Calls are growing for a global science-policy platform to oversee chemicals and waste, equivalent to the Intergovernmental Panel on Climate Change (IPCC). But there are concerns over how long it is taking for the UN to act on the proposal. In response, the Swiss government will table a resolution to establish a body at UNEA5.2, the UN Environment Assembly’s virtual meeting in February next year.
Katrin Schneeberger, director of Switzerland’s Federal Office for the Environment, made her announcement at a conference organised by the German government last week. The German government has been frustrated by the postponement until next year of the International Conference on Chemicals Management – the presidency is currently held by the German government. It was hoped that the meeting would provide impetus at the highest level for a new international chemicals and waste body.

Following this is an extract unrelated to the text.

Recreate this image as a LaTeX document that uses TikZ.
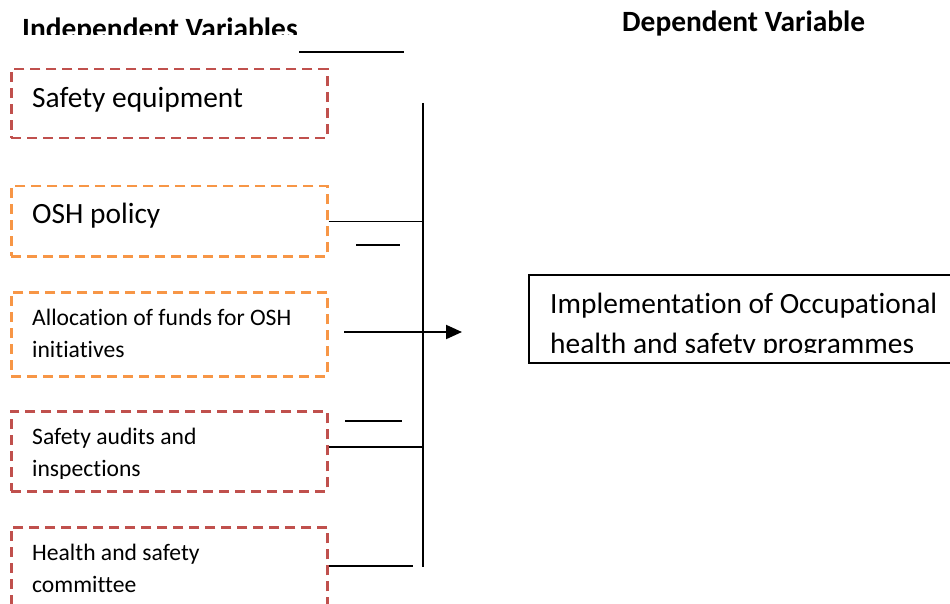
\documentclass[tikz,border=0pt]{standalone}
\usepackage{fontspec}
\setmainfont{Carlito}[Ligatures=NoCommon]
\usetikzlibrary{arrows.meta}
\definecolor{boxred}{HTML}{C0504D}
\definecolor{boxorange}{HTML}{F79646}

\begin{document}
\begin{tikzpicture}[x=1pt,y=-1pt,
	varbox/.style={draw, dash pattern=on 10pt off 6pt, line width=2.5pt, minimum width=316pt, anchor=north west, inner sep=0pt},
	bigtext/.style={font=\fontsize{29.4}{40}\selectfont, anchor=base west, align=left, inner sep=0pt},
	smalltext/.style={font=\fontsize{23.6}{32}\selectfont, anchor=base west, align=left, inner sep=0pt},
	heading/.style={font=\fontsize{29.4}{34}\selectfont\bfseries, anchor=base west, inner sep=0pt},
	wire/.style={line width=1.5pt}]
		\useasboundingbox (0,0) rectangle (950,604);
		\begin{scope}
			\clip (0,0) rectangle (330,35);
			\node[heading] (indep) at (22,39) {Independent Variables};
		\end{scope}
		\node[heading] (dep) at (622,32) {Dependent Variable};
		\node[varbox, boxred, minimum height=69pt] (equip) at (10,68) {};
		\node[varbox, boxorange, minimum height=70pt] (policy) at (10,185) {};
		\node[varbox, boxorange, minimum height=84pt] (funds) at (10,291) {};
		\node[varbox, boxred, minimum height=80pt] (audits) at (10,410) {};
		\node[varbox, boxred, minimum height=100pt] (committee) at (10,526) {};
		\node[bigtext] (equiptext) at (32,108) {Safety equipment};
		\node[bigtext] (policytext) at (32,223) {OSH policy};
		\node[smalltext] (fundstext) at (32,357) {Allocation of funds for OSH\\initiatives};
		\begin{scope}
			\clip (10,410) rectangle (326,478);
			\node[smalltext] (auditstext) at (32,476) {Safety audits and\\inspections};
		\end{scope}
		\node[smalltext] (committeetext) at (32,592) {Health and safety\\committee};
		\node[draw, line width=1.5pt, anchor=north west, minimum width=440pt, minimum height=88pt] (impl) at (528,274) {};
		\begin{scope}
			\clip (528,274) rectangle (950,352);
			\node[bigtext] (impltext) at (550,353) {Implementation of Occupational\\health and safety programmes};
		\end{scope}
		\coordinate (trunktop) at (423,103);
		\coordinate (trunkbot) at (423,567);
		\coordinate (auditsjoin) at (423,447);
		\coordinate (committeejoin) at (413,566);
		\coordinate (arrowtail) at (344,332);
		\coordinate (arrowtip) at (462,332);
		\coordinate (stubA) at (299,52);
		\coordinate (stubB) at (404,52);
		\coordinate (stubC) at (356,245);
		\coordinate (stubD) at (400,245);
		\coordinate (stubE) at (345,421);
		\coordinate (stubF) at (402,421);
		\draw[wire] (trunktop) -- (trunkbot);
		\draw[wire] (policy.east) -- (policy.east -| trunktop);
		\draw[wire] (auditsjoin -| audits.east) -- (auditsjoin);
		\draw[wire] (committeejoin -| committee.east) -- (committeejoin);
		\draw[line width=2pt, -{Triangle[length=16pt,width=14pt]}] (arrowtail) -- (arrowtip);
		\draw[wire] (stubA) -- (stubB);
		\draw[wire] (stubC) -- (stubD);
		\draw[wire] (stubE) -- (stubF);
	% variables framework
	\end{tikzpicture}
\end{document}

An intergovernmental panel to improve the science-policy interface has widespread support. Jochen Flasbarth, a German environment minister, stresses the need for action but notes that this requires political will, awareness-raising and resources. Tom Welton, president of the Royal Society of Chemistry, also endorses the proposal. He likens the Intergovermental Panel on Climate Change (IPCC) and the Intergovernmental Science-Policy Platform on Biodiversity and Ecosystem Services (IPBES) to a two-legged stool, arguing that a third chemicals ‘leg’ is key to balance it. ‘The limited, fragmented science-policy interactions on chemical waste management are contributing to health and environmental damage across the world,’ Welton said in an opinion article. ‘We, as chemists, are uniquely placed to become the engine room of the campaign against chemical pollution and waste.’
Proponents of an intergovernmental panel argue the international community is not good at tracking and responding to new scientific findings on chemicals waste. A new panel would assess findings, identify emerging concerns, and connect policy makers and scientists, providing a scientific basis for action. A campaign organised by the International Panel on Chemical Pollution in March has collected over 1700 signatures of scientists backing the idea of an agency for chemicals and waste.
Why is it taking so long to act on waste and chemicals globally?
Many governments and experts may be frustrated at the slow pace, but they should recognise that it took over five years to establish IPBES, comments Bob Watson, a chemist and former chair of both the IPCC and the IPBES. ‘While a long process, it meant governments were fully on board. People need to be pragmatic – establishing new mechanisms take time. Everybody needs to agree to a set of principles and procedures that establish legitimacy, credibility, transparency; process is everything.’
Zhanyun Wang, a senior scientist at ETH Zurich and the organiser of an open letter in Science last February pushing for an international chemicals body, blames the pandemic for the delay. ‘In order to initiate the establishment of such a body, a consensus/mandate from countries is needed. However, due to the pandemic, countries were not able to meet and discuss technical matters. It’s a general challenge for international diplomacy.’
But the good thing is that the international community doesn’t need to start from scratch, Wang says. ‘I am hopeful that such a body can be set up relatively fast. As the global threats of chemical pollution become increasingly urgent, the faster such a body can be set up, the faster it can start working to inform the scientific and policy communities,’ he points out. ‘For example, it is likely that UNEA5.2 will also initiate an intergovernmental negotiation to establish a global convention on plastics. This can be a challenging process, given the complexity of plastics and associated issues. And this is where such a science-policy body can help to inform the negotiation.’
Watson, who favours an IPCC-like panel after co-authoring a UNEP paper last year on strengthening the science-policy interface for chemicals, believes the Swiss resolution is an important stimulus. However, it would be even better if a group of developed and developing countries submitted a joint resolution, he says.
Then UNEA will need to approve and initiate a negotiating process to establish the principles and procedures, which need to include many key issues from scope to secretariat location. One major stumbling block is likely to be cost, as it has often been for the IPCC and IPBES, which each cost $5–$8 million (£3.6–£5.8 million) per year, Watson notes. Other issues include governance structures and collaboration with existing mechanisms.
Wang agrees that the Swiss resolution will speed up the process and result in preliminary negotiations about next steps. ‘IPCC and IPBES have shown how such bodies can have huge impact on increasing public awareness and urgency, and informing international and national governance. So I am confident that such a body will be a great help to make the global threats of chemical pollution much more visible to the public and policymakers globally, including early warning of issues of concern, and inform future actions.’
Saleem Ali, a professor of energy and the environment at the University of Delaware, US, also welcomes the ‘growing momentum’ led by Switzerland. Ali was part of a team that issued a report earlier this year that highlights the many benefits of a more effective science-policy interface for chemicals and waste. He is concerned that the delay so far may be due to a lack of funding to support a panel’s secretariat, as well as postponement of major international gatherings.